KÜLTÜR ARAŞTIRMALARI DERGİSİ, sa.28, ss.1-29, 2026 (Hakemli Dergi)

Özet

This study scrutinizes Andrew Marvell’s preoccupation with the entanglement and interdependence of oppositions in “The Mower against Gardens” and “A Dialogue between the Soul and Body”. Exploring the motif of “forbidden mixtures” as a key point of intersection between early modern metaphysical poetry and new materialism, the article interrogates how Marvell negotiates tensions between nature and culture, body and soul, purity and artifice, demonstrating that oppositions are neither absolute nor mutually exclusive. In “The Mower against Gardens”, the mower’s resistance to human intervention in the God-given natural world underscores the ethical, aesthetic, and ontological consequences of conflating artifice with nature.

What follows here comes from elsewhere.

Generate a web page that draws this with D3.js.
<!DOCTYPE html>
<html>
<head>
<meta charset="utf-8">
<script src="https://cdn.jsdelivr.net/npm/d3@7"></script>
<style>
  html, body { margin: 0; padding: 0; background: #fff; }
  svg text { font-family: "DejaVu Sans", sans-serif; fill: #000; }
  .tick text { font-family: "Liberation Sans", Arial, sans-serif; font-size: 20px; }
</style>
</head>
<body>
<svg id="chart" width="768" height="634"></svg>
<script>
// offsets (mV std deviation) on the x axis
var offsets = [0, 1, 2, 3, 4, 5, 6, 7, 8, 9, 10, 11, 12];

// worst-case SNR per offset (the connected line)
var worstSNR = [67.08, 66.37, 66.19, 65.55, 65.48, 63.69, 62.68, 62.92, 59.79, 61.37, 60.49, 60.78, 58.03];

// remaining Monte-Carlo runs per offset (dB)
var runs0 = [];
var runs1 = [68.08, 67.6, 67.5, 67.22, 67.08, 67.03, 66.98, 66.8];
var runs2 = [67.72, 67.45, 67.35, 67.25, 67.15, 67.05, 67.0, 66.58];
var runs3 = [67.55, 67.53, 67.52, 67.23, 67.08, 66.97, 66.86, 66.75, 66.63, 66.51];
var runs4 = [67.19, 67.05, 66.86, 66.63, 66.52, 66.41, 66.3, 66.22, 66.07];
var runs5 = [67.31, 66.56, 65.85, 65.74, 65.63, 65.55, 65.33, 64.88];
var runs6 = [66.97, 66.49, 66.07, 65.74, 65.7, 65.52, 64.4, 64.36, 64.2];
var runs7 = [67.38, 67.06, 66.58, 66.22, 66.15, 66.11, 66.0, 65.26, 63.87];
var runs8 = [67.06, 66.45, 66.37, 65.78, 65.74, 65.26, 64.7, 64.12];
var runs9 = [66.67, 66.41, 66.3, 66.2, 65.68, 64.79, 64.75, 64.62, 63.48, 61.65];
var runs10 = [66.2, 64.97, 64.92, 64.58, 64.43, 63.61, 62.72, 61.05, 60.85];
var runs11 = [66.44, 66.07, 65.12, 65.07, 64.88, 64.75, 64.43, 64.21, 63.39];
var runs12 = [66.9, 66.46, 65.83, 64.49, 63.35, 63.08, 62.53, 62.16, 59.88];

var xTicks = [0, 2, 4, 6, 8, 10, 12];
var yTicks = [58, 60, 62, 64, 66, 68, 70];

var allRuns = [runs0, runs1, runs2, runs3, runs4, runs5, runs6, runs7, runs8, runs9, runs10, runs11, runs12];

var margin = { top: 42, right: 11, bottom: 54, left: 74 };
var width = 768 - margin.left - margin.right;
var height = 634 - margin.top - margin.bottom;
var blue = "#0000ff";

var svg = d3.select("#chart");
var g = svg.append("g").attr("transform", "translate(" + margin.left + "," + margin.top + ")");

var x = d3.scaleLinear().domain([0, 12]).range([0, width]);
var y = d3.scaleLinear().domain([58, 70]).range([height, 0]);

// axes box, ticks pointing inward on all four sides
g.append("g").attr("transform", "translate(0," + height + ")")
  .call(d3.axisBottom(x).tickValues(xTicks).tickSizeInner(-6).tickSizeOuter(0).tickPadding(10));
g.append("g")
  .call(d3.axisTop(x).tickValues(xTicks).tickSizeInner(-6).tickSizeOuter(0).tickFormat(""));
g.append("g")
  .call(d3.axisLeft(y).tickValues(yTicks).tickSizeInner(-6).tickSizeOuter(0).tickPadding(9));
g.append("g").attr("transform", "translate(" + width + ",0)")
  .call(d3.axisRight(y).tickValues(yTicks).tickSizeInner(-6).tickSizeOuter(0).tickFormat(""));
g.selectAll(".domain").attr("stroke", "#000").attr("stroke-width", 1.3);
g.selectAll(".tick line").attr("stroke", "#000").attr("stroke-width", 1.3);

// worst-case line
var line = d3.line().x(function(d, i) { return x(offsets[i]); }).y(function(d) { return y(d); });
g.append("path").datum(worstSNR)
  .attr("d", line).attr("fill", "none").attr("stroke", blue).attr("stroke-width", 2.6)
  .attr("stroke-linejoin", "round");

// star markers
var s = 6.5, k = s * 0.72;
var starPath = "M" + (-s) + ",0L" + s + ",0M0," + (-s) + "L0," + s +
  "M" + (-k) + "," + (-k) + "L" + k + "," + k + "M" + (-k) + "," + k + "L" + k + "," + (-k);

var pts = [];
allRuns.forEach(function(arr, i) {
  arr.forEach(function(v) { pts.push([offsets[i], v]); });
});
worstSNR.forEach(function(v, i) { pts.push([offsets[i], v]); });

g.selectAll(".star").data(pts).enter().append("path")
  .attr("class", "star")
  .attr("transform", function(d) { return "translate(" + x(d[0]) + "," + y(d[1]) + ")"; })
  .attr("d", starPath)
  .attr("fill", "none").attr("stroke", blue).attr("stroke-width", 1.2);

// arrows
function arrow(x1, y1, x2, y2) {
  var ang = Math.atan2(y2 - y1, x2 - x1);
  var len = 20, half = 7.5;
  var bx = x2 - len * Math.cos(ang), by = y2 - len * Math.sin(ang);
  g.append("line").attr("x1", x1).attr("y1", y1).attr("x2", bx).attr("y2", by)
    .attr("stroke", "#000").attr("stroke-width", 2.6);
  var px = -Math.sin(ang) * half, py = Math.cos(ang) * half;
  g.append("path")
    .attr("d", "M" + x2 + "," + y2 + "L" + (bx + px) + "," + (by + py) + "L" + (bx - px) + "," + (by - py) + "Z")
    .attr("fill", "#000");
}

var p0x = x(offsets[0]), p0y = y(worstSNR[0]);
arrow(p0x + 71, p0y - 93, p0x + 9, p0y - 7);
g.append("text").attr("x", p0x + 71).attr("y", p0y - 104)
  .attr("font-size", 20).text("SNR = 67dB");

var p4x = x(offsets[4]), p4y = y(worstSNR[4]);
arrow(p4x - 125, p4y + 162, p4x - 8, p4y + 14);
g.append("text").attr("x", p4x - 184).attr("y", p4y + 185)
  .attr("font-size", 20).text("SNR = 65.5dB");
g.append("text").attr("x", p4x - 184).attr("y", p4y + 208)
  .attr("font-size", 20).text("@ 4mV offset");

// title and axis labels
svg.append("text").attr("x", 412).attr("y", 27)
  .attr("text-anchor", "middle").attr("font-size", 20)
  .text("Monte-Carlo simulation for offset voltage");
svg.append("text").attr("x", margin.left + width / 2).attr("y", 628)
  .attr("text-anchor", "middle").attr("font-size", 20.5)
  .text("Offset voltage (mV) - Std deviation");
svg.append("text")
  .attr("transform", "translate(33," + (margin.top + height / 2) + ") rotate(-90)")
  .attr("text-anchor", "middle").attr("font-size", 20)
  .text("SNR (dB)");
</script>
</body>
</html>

In “A Dialogue between the Soul and Body”, the soul’s lamentation and its embodied articulation reveal a dialogic interdependence with the body, destabilizing rigid spiritual-material dichotomies. The article situates these poems within the intellectual, theological, and philosophical currents of the 17th century, and argues that Marvell’s metaphysical strategies articulate a relational ontology in which such notions as co-dependence, mediation, and flux govern the dynamics of existence. Hence, the study broadens the perspective of traditional interpretations of Marvell’s metaphysical poetry, positions Marvell as a poet whose metaphysical imagination envisions opposites not as fixed hierarchies but as interpenetrating forces, offering nuanced insight into the ethical and ontological stakes of early modern conceptions of nature, culture, and the self.